## Begin DATA SHOWN

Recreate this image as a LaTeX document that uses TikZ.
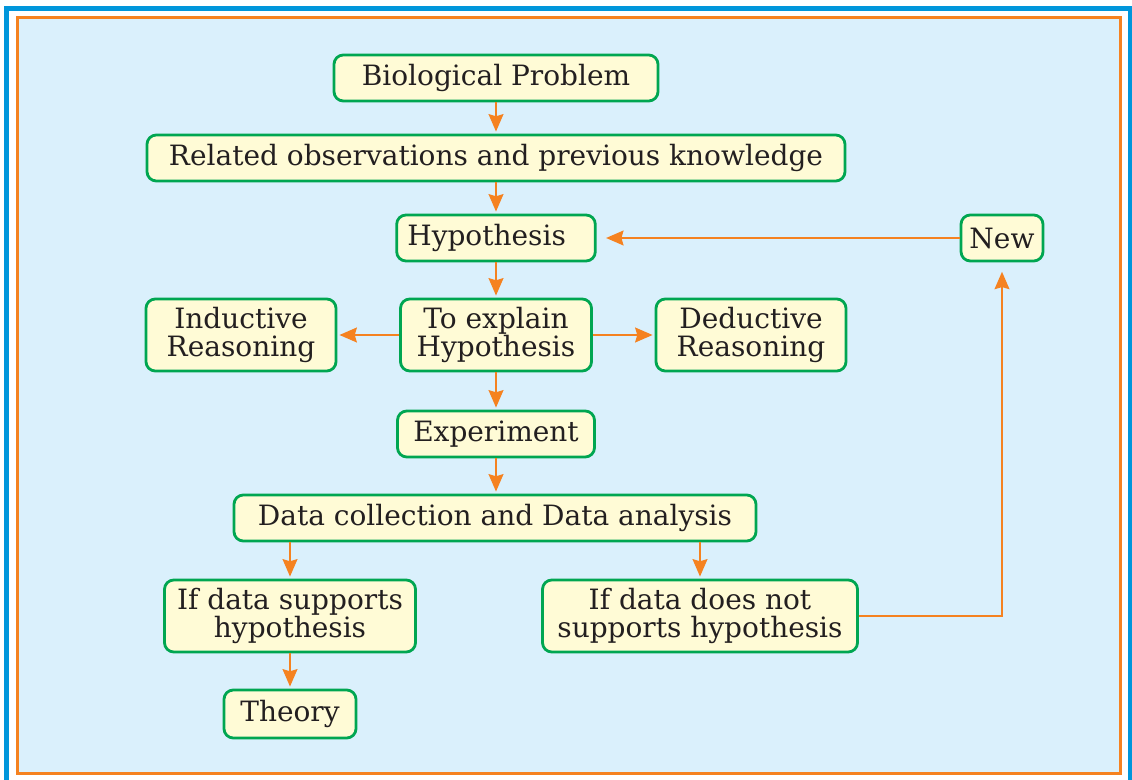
\documentclass[tikz,border=0pt]{standalone}
\usepackage{amsmath}
\usepackage{fontspec}
\setmainfont{DejaVu Serif}
\usepackage{tikz}
\usetikzlibrary{arrows.meta}

\definecolor{frameblue}{RGB}{0,150,219}
\definecolor{lineorange}{RGB}{245,130,32}
\definecolor{boxgreen}{RGB}{0,166,81}
\definecolor{boxfill}{RGB}{255,251,214}
\definecolor{bgblue}{RGB}{218,240,252}
\definecolor{textdark}{RGB}{35,31,32}

\tikzset{
  box/.style={draw=boxgreen, fill=boxfill, line width=2.1pt, rounded corners=7pt,
    text=textdark, align=center, inner sep=2pt, minimum height=34.5pt,
    font=\fontsize{21}{20.5}\selectfont},
  tallbox/.style={box, minimum height=54pt},
  arr/.style={draw=lineorange, line width=2pt,
    -{Stealth[length=13pt,width=11pt,inset=1.5pt]}, shorten >=1.5pt}
}

\begin{document}
\begin{tikzpicture}[x=0.75pt,y=0.75pt,yscale=-1,xscale=1]
\useasboundingbox (0,0) rectangle (1132,780);

%Frame
\fill [white] (0,0) rectangle (1132,780);
\draw [frameblue, line width=3.6pt] (6.5,780) -- (6.5,8.5) -- (1130,8.5) -- (1130,780);
\draw [lineorange, fill=bgblue, line width=2.2pt] (17.5,17.5) rectangle (1120.5,773.5);

% Text Node
\node [box, minimum width=243pt] (bio) at (496,78) {Biological Problem};
% Text Node
\node [box, minimum width=523.5pt] (obs) at (496,158) {Related observations and previous knowledge};
% Text Node
\node [box, text width=133pt, align=left, inner xsep=8pt] (hyp) at (496,238) {Hypothesis};
% Text Node
\node [box, minimum width=61.5pt] (new) at (1002,238) {New};
% Text Node
\node [tallbox, minimum width=142.5pt] (ind) at (241,335) {Inductive\\Reasoning};
% Text Node
\node [tallbox, minimum width=143.25pt] (expl) at (496,335) {To explain\\Hypothesis};
% Text Node
\node [tallbox, minimum width=142.5pt] (ded) at (751,335) {Deductive\\Reasoning};
% Text Node
\node [box, minimum width=147.75pt] (exp) at (496,434) {Experiment};
% Text Node
\node [box, minimum width=391.5pt] (data) at (495,518) {Data collection and Data analysis};
% Text Node
\node [tallbox, minimum width=188.25pt] (sup) at (290,616) {If data supports\\hypothesis};
% Text Node
\node [tallbox, minimum width=236.25pt] (nsup) at (700,616) {If data does not\\supports hypothesis};
% Text Node
\node [box, minimum width=99pt, minimum height=36pt] (theory) at (290,714) {Theory};

%Straight Lines
\draw [arr] (bio) -- (obs);
\draw [arr] (obs) -- (hyp);
\draw [arr] (hyp) -- (expl);
\draw [arr] (expl) -- (ind);
\draw [arr] (expl) -- (ded);
\draw [arr] (expl) -- (exp);
\draw [arr] (exp) -- (exp |- data.north);
\draw [arr] (data.south -| sup.north) -- (sup.north);
\draw [arr] (data.south -| nsup.north) -- (nsup.north);
\draw [arr] (sup) -- (theory);
\draw [arr, shorten >=7pt] (nsup.east) -| (new.south);
\draw [arr, shorten >=7pt] (new.west) -- (hyp.east);

\end{tikzpicture}
\end{document}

## End DATA SHOWN

• **TASK OBJECTIVE**
Transcribe the whole listing exactly. Pictures are excluded.

• **TASK OUTPUT**
Recreate this image as a LaTeX document that uses TikZ.
\documentclass[tikz,border=0pt]{standalone}
\usepackage{amsmath}
\usepackage{fontspec}
\setmainfont{DejaVu Serif}
\usepackage{tikz}
\usetikzlibrary{arrows.meta}

\definecolor{frameblue}{RGB}{0,150,219}
\definecolor{lineorange}{RGB}{245,130,32}
\definecolor{boxgreen}{RGB}{0,166,81}
\definecolor{boxfill}{RGB}{255,251,214}
\definecolor{bgblue}{RGB}{218,240,252}
\definecolor{textdark}{RGB}{35,31,32}

\tikzset{
  box/.style={draw=boxgreen, fill=boxfill, line width=2.1pt, rounded corners=7pt,
    text=textdark, align=center, inner sep=2pt, minimum height=34.5pt,
    font=\fontsize{21}{20.5}\selectfont},
  tallbox/.style={box, minimum height=54pt},
  arr/.style={draw=lineorange, line width=2pt,
    -{Stealth[length=13pt,width=11pt,inset=1.5pt]}, shorten >=1.5pt}
}

\begin{document}
\begin{tikzpicture}[x=0.75pt,y=0.75pt,yscale=-1,xscale=1]
\useasboundingbox (0,0) rectangle (1132,780);

%Frame
\fill [white] (0,0) rectangle (1132,780);
\draw [frameblue, line width=3.6pt] (6.5,780) -- (6.5,8.5) -- (1130,8.5) -- (1130,780);
\draw [lineorange, fill=bgblue, line width=2.2pt] (17.5,17.5) rectangle (1120.5,773.5);

% Text Node
\node [box, minimum width=243pt] (bio) at (496,78) {Biological Problem};
% Text Node
\node [box, minimum width=523.5pt] (obs) at (496,158) {Related observations and previous knowledge};
% Text Node
\node [box, text width=133pt, align=left, inner xsep=8pt] (hyp) at (496,238) {Hypothesis};
% Text Node
\node [box, minimum width=61.5pt] (new) at (1002,238) {New};
% Text Node
\node [tallbox, minimum width=142.5pt] (ind) at (241,335) {Inductive\\Reasoning};
% Text Node
\node [tallbox, minimum width=143.25pt] (expl) at (496,335) {To explain\\Hypothesis};
% Text Node
\node [tallbox, minimum width=142.5pt] (ded) at (751,335) {Deductive\\Reasoning};
% Text Node
\node [box, minimum width=147.75pt] (exp) at (496,434) {Experiment};
% Text Node
\node [box, minimum width=391.5pt] (data) at (495,518) {Data collection and Data analysis};
% Text Node
\node [tallbox, minimum width=188.25pt] (sup) at (290,616) {If data supports\\hypothesis};
% Text Node
\node [tallbox, minimum width=236.25pt] (nsup) at (700,616) {If data does not\\supports hypothesis};
% Text Node
\node [box, minimum width=99pt, minimum height=36pt] (theory) at (290,714) {Theory};

%Straight Lines
\draw [arr] (bio) -- (obs);
\draw [arr] (obs) -- (hyp);
\draw [arr] (hyp) -- (expl);
\draw [arr] (expl) -- (ind);
\draw [arr] (expl) -- (ded);
\draw [arr] (expl) -- (exp);
\draw [arr] (exp) -- (exp |- data.north);
\draw [arr] (data.south -| sup.north) -- (sup.north);
\draw [arr] (data.south -| nsup.north) -- (nsup.north);
\draw [arr] (sup) -- (theory);
\draw [arr, shorten >=7pt] (nsup.east) -| (new.south);
\draw [arr, shorten >=7pt] (new.west) -- (hyp.east);

\end{tikzpicture}
\end{document}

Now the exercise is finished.